Alkali-silica reaction (ASR) 

  • Random map cracking and closed joints and attendant spalling concrete are indicators of alkali-silica reactions.
  • Petrographic examination can identify alkali-silica reactions.
  • It occurs broadly because aggregates containing reactive silica materials are more common.
  • Alkali-silica reaction generates enough expansive pressure to damage concrete.
  • Cracking initiates in areas with a frequent supply of moisture, such as close to the waterline in piers, near the ground behind retaining walls, or in piers or columns subject to wicking action.
  • It can be controlled using proper portions of supplementary cementitious materials like silica fume, fly ash, and ground granulated blast-furnace slag.
  • Lithium compounds can be used to decrease alkali-silica reactions.
Concrete Failure Due to Alkali Aggregate Reaction
Fig. 1: Concrete Failure Due to Alkali Aggregate Reaction

Alkali-carbonate reaction (ACR) 

  • It is observed with certain dolomitic rocks.
  • It may cause considerable expansion.
  • Compare to alkali-silica reactions, ACR is fairly rare because aggregates susceptible to this phenomenon are less common.
  • The use of supplementary cementing materials does not prevent deleterious expansion due to ACR.
  • So, it is recommended that ACR susceptible aggregates not be used in concrete.

Conditions for AAR Occurrence

  1. Sufficient moisture supply,
  2. High content of alkali in concrete

It is shown that when the total alkali content, in terms of equivalent sodium oxide, is less than 3 kg/m3, damage expansion due to AAR is unlikely to happen, provided that known highly alkali-reactive minerals, such as opal and glass, are not present in the concrete.
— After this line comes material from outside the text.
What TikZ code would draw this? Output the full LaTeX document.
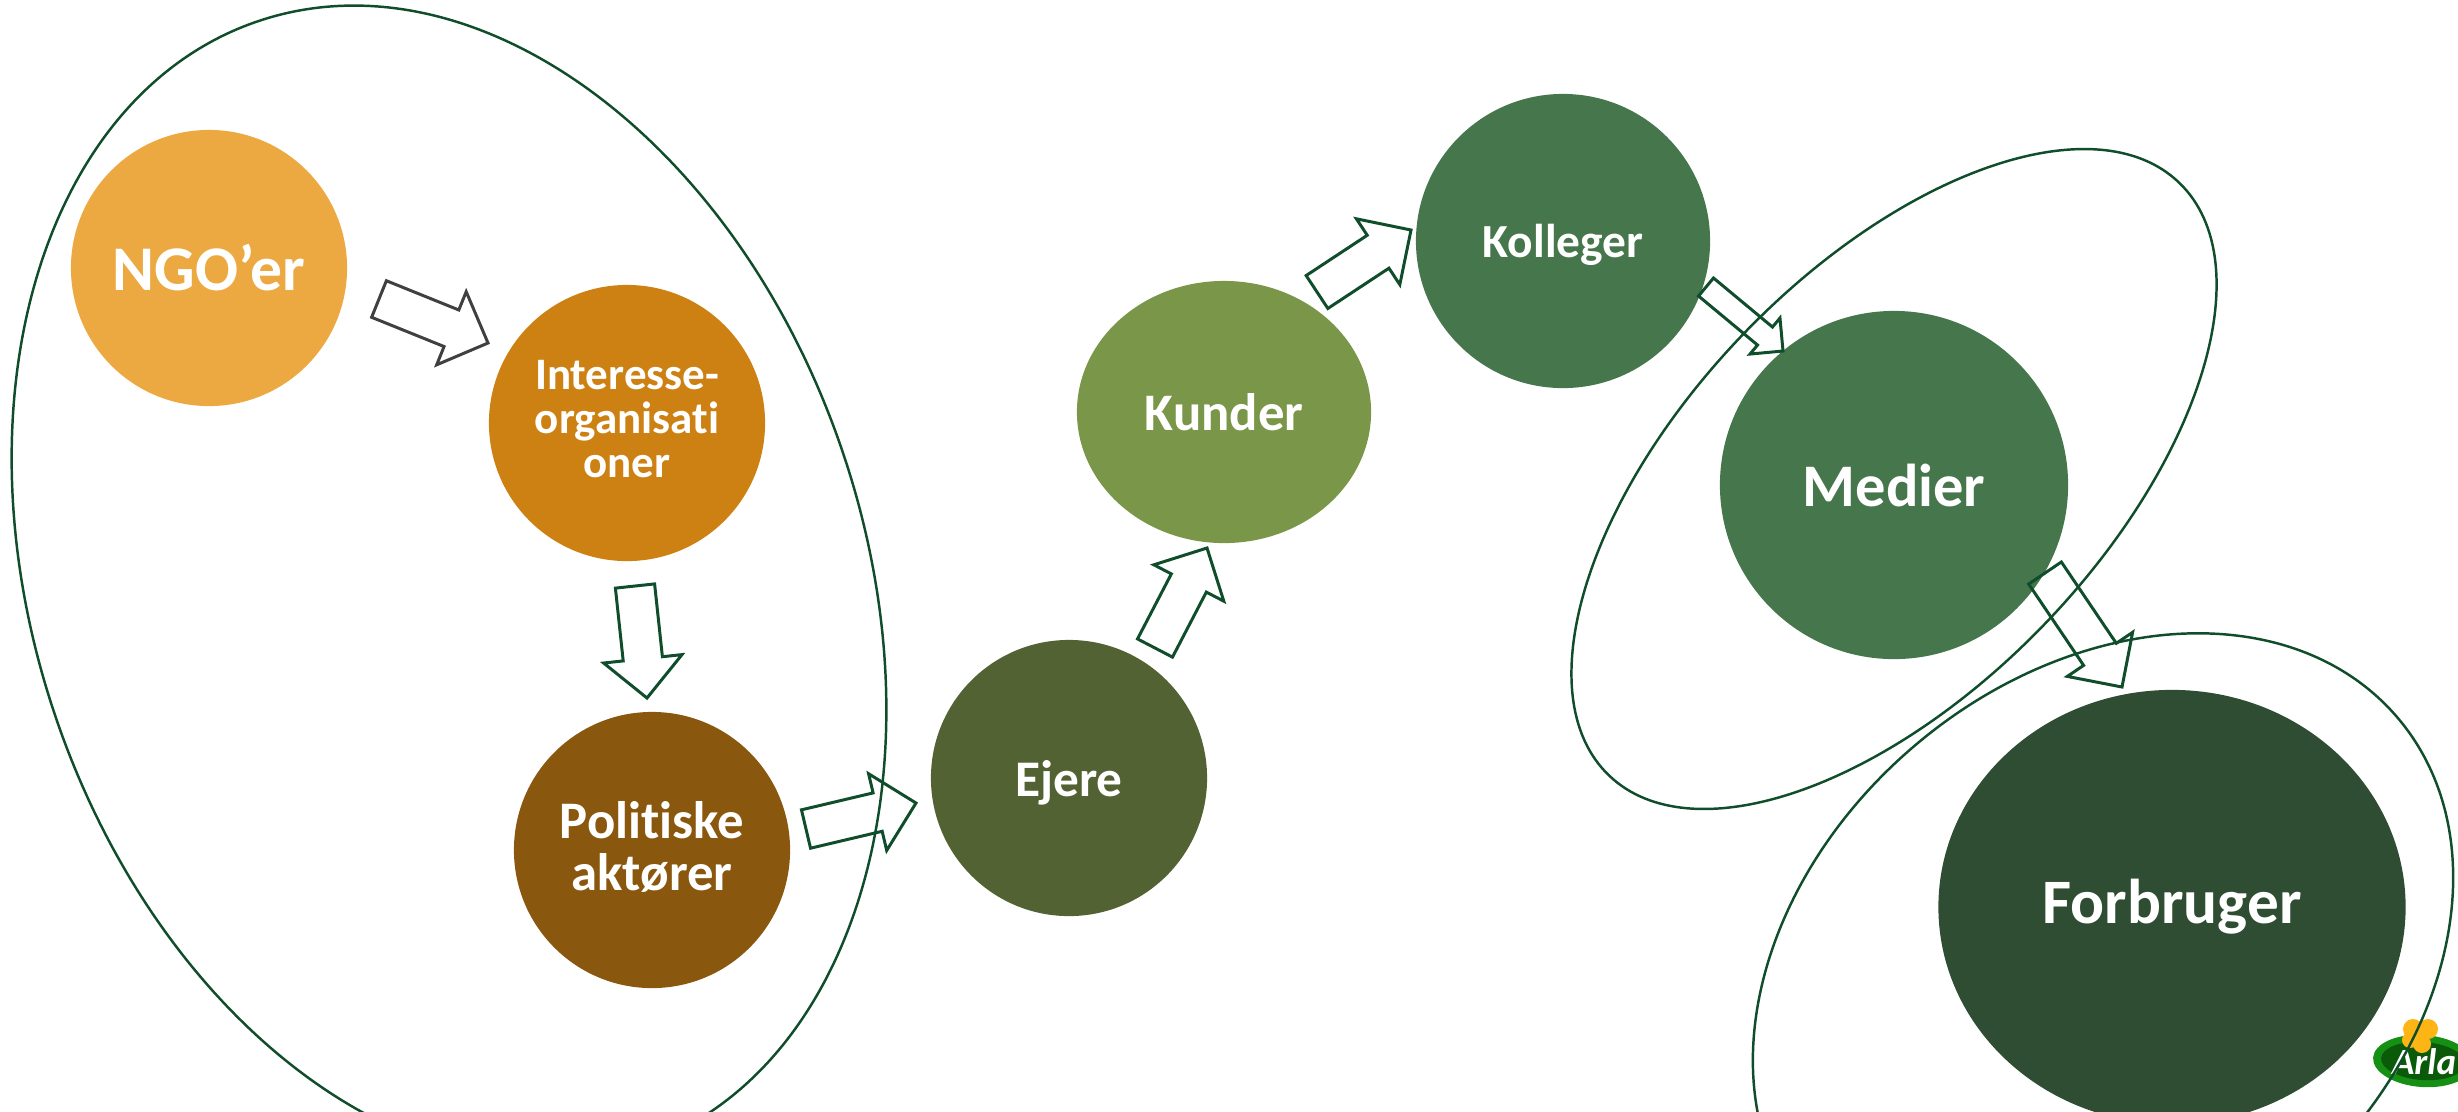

Sources of Alkalis in Concrete

1. Cement

All ingredients of concrete may contribute to the total alkali content of the concrete, the major source of alkali is from cement.

2. Aggregate

Aggregate containing feldspars, some micas, glassy rock and glass may release alkali in concrete. Sea dredged sand, if not properly washed, may contain sodium chloride which can contribute significant alkali to concrete.

3. Admixtures

Admixture in the context of AAR in concrete means chemical agents added to concrete at the mixing stage. These include accelerators, water reducers (plasticizers), retarders, superplasticizers, air-entraining, etc. Some of the chemicals contain sodium and potassium compounds which may contribute to the alkali content of concrete.

4. Water

Water may contain a certain amount of alkali.

5. Alkalis from Outside Concrete

In the areas of cold weather, de-icing salt containing sodium compounds which may increase the alkali content on the surface layer of concrete. Soils containing alkali may also increase alkali content on the surface of concrete.

Effects of Alkali-Aggregate Reaction

  1. Loss of strength, stiffness, impermeability
  2. Affects concrete durability and appearance
  3. Premature failure of concrete structures
  4. Consequently, life of concrete structure is declined
  5. Maintenance cost is increased
Affect of Alkali Aggregate Reaction on Railway Bridge
Fig. 2: Affect of Alkali Aggregate Reaction on Railway Bridge
Treatment Plant Concrete Deteriorated Due to Alkali Aggregate Reaction
Fig. 3: Treatment Plant Concrete Deteriorated Due to Alkali Aggregate Reaction

Tests for Aggregate Reactivity

  1. Petrographic Examination (ASTM C 295, BS 812: Part 104)
  2. Chemical Test (ASTM C289)
  3. Accelerated Mortar Bar Test (ASTM C 1260, CSA A23.2­ 25A, DD 249: 1999)
  4. Concrete Prism Test (ASTM C1293, CSA A23.2­ 14A, BS 812: Part 123)
  5. Accelerated Concrete Prism Test
Petrographic Examination
Fig. 4: Petrographic Examination

Preventive Measures against AAR

  1. Use low alkali cement to limit alkali content in concrete
  2. Use of Cementitious Replacement Materials such as PFA and GGBS in concrete to decrease alkali content in concrete
  3. Reduce the access of moisture and maintain the concrete in a sufficiently dry state
  4. Avoid utilization of reactive aggregate otherwise necessary precautions shall be employed to prevent influences of alkali-aggregate reactions.
  5. Modify the properties of any gel such that it becomes non-expansive, for instance, using lithium salts.